### EXERCISE
Leave the pictures out and quote every line from the start of the listing to the line with "382.6, 389.9, 397.2]", inclusive.

### DATA EXTRACT
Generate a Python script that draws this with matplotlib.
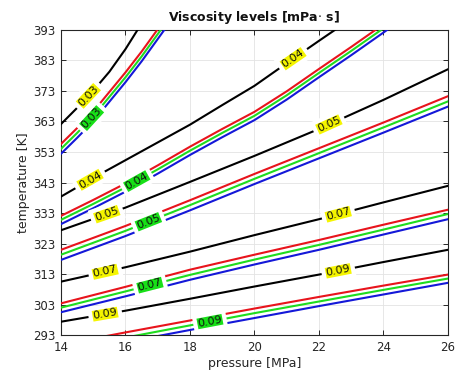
import numpy as np
import matplotlib
matplotlib.use("Agg")
import matplotlib.pyplot as plt

# viscosity levels [mPa s]
levels = ["0.03", "0.04", "0.05", "0.07", "0.09"]

# pressure grids [MPa] for each level
p_003 = [14, 14.5, 15, 15.5, 16, 16.5, 17, 17.5]
p_004 = [14, 15, 16, 17, 18, 19, 20, 21, 22, 23, 24, 25]
p_005 = [14, 16, 18, 20, 22, 24, 26]
p_007 = [14, 16, 18, 20, 22, 24, 26]
p_009 = [14, 16, 18, 20, 22, 24, 26]

# temperature [K] of each contour (black set, and red / green / blue set)
t_003_black = [362.1, 367.4, 373.0, 379.2, 386.6, 395.0, 404.0, 413.0]
t_003_red = [355.6, 360.8, 366.2, 372.6, 379.0, 385.8, 393.1, 400.4]
t_003_green = [354.0, 359.2, 364.6, 371.0, 377.4, 384.2, 391.5, 398.8]
t_003_blue = [352.4, 357.6, 363.0, 369.4, 375.8, 382.6, 389.9, 397.2]

t_004_black = [338.4, 344.5, 350.3, 356.1, 361.9, 368.3, 374.6, 382.0, 389.3, 396.5, 404.0, 411.0]
t_004_red = [332.1, 337.3, 342.7, 348.6, 354.7, 360.5, 366.1, 372.8, 380.1, 387.3, 394.7, 402.3]
t_004_green = [330.8, 336.0, 341.4, 347.3, 353.4, 359.2, 364.8, 371.5, 378.8, 386.0, 393.4, 401.0]
t_004_blue = [329.4, 334.6, 340.0, 345.9, 352.0, 357.8, 363.4, 370.1, 377.4, 384.6, 392.0, 399.6]

t_005_black = [327.4, 334.8, 343.2, 351.7, 360.5, 370.0, 380.0]
t_005_red = [321.0, 328.8, 337.2, 345.8, 354.2, 362.6, 371.2]
t_005_green = [319.4, 327.2, 335.6, 344.2, 352.6, 361.0, 369.5]
t_005_blue = [317.7, 325.5, 333.9, 342.5, 350.9, 359.3, 367.8]

t_007_black = [310.6, 315.3, 320.4, 325.8, 331.0, 336.5, 341.9]
t_007_red = [303.5, 308.9, 314.5, 319.4, 324.2, 329.2, 334.1]
t_007_green = [302.1, 307.4, 312.8, 317.8, 322.6, 327.6, 332.7]
t_007_blue = [300.6, 305.8, 311.2, 316.2, 321.0, 326.0, 331.0]

t_009_black = [297.5, 301.1, 305.0, 309.0, 312.9, 317.0, 321.0]
t_009_red = [290.0, 294.0, 297.9, 301.8, 305.6, 309.3, 312.9]
t_009_green = [288.3, 292.3, 296.3, 300.3, 304.1, 307.9, 311.6]
t_009_blue = [286.8, 290.8, 294.8, 298.7, 302.6, 306.4, 310.2]

# pressures where the labels sit
lab_black_003 = [14.85]
lab_black_004 = [14.9, 21.2]
lab_black_005 = [15.42, 22.31]
lab_black_007 = [15.37, 22.6]
lab_black_009 = [15.37, 22.6]
lab_green = [14.95, 16.35, 16.71, 16.76, 18.62]

xticks = [14, 16, 18, 20, 22, 24, 26]
yticks = [293, 303, 313, 323, 333, 343, 353, 363, 373, 383, 393]

pgrids = [p_003, p_004, p_005, p_007, p_009]
blacks = [t_003_black, t_004_black, t_005_black, t_007_black, t_009_black]
reds = [t_003_red, t_004_red, t_005_red, t_007_red, t_009_red]
greens = [t_003_green, t_004_green, t_005_green, t_007_green, t_009_green]
blues = [t_003_blue, t_004_blue, t_005_blue, t_007_blue, t_009_blue]
black_labs = [lab_black_003, lab_black_004, lab_black_005, lab_black_007, lab_black_009]

RED = "#e8141c"
GREEN = "#1fdc1f"
BLUE = "#1418d8"
YELLOW = "#f5f500"
LABGREEN = "#18e018"

fig = plt.figure(figsize=(4.57, 3.74), dpi=100)
ax = fig.add_axes([0.1335, 0.103, 0.8465, 0.818])
ax.set_xlim(14, 26)
ax.set_ylim(293, 393)


def put_label(p, t, at, txt, face):
    y = np.interp(at, p, t)
    x0, y0 = ax.transData.transform((at - 0.15, np.interp(at - 0.15, p, t)))
    x1, y1 = ax.transData.transform((at + 0.15, np.interp(at + 0.15, p, t)))
    ang = np.degrees(np.arctan2(y1 - y0, x1 - x0))
    ax.text(at, y, txt, rotation=ang, rotation_mode="anchor",
            ha="center", va="center", fontsize=8, color="#111111",
            bbox=dict(boxstyle="square,pad=0.22", fc=face, ec="white", lw=3),
            zorder=6)


for i in range(len(levels)):
    p = pgrids[i]
    ax.plot(p, blacks[i], color="black", lw=1.5, zorder=3)
    ax.plot(p, reds[i], color=RED, lw=1.5, zorder=3)
    ax.plot(p, greens[i], color=GREEN, lw=1.5, zorder=3)
    ax.plot(p, blues[i], color=BLUE, lw=1.5, zorder=3)

for i in range(len(levels)):
    for at in black_labs[i]:
        put_label(pgrids[i], blacks[i], at, levels[i], YELLOW)
    put_label(pgrids[i], greens[i], lab_green[i], levels[i], LABGREEN)

ax.set_xticks(xticks)
ax.set_yticks(yticks)
ax.grid(True, color="#e3e3e3", lw=0.6)
ax.set_axisbelow(True)
ax.tick_params(direction="in", length=3.5, width=0.7, colors="#262626",
               labelsize=8.5, top=True, right=True, pad=4)
for s in ax.spines.values():
    s.set_color("#262626")
    s.set_linewidth(0.8)

ax.set_xlabel("pressure [MPa]", fontsize=9, color="#262626", labelpad=2)
ax.set_ylabel("temperature [K]", fontsize=9, color="#262626", labelpad=2)
ax.set_title("Viscosity levels [mPa$\\cdot$ s]", fontsize=9, fontweight="bold",
             color="#111111", pad=6)

fig.savefig("out.png", dpi=100)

### SOLUTION TO THIS EXERCISE
Generate a Python script that draws this with matplotlib.
import numpy as np
import matplotlib
matplotlib.use("Agg")
import matplotlib.pyplot as plt

# viscosity levels [mPa s]
levels = ["0.03", "0.04", "0.05", "0.07", "0.09"]

# pressure grids [MPa] for each level
p_003 = [14, 14.5, 15, 15.5, 16, 16.5, 17, 17.5]
p_004 = [14, 15, 16, 17, 18, 19, 20, 21, 22, 23, 24, 25]
p_005 = [14, 16, 18, 20, 22, 24, 26]
p_007 = [14, 16, 18, 20, 22, 24, 26]
p_009 = [14, 16, 18, 20, 22, 24, 26]

# temperature [K] of each contour (black set, and red / green / blue set)
t_003_black = [362.1, 367.4, 373.0, 379.2, 386.6, 395.0, 404.0, 413.0]
t_003_red = [355.6, 360.8, 366.2, 372.6, 379.0, 385.8, 393.1, 400.4]
t_003_green = [354.0, 359.2, 364.6, 371.0, 377.4, 384.2, 391.5, 398.8]
t_003_blue = [352.4, 357.6, 363.0, 369.4, 375.8, 382.6, 389.9, 397.2]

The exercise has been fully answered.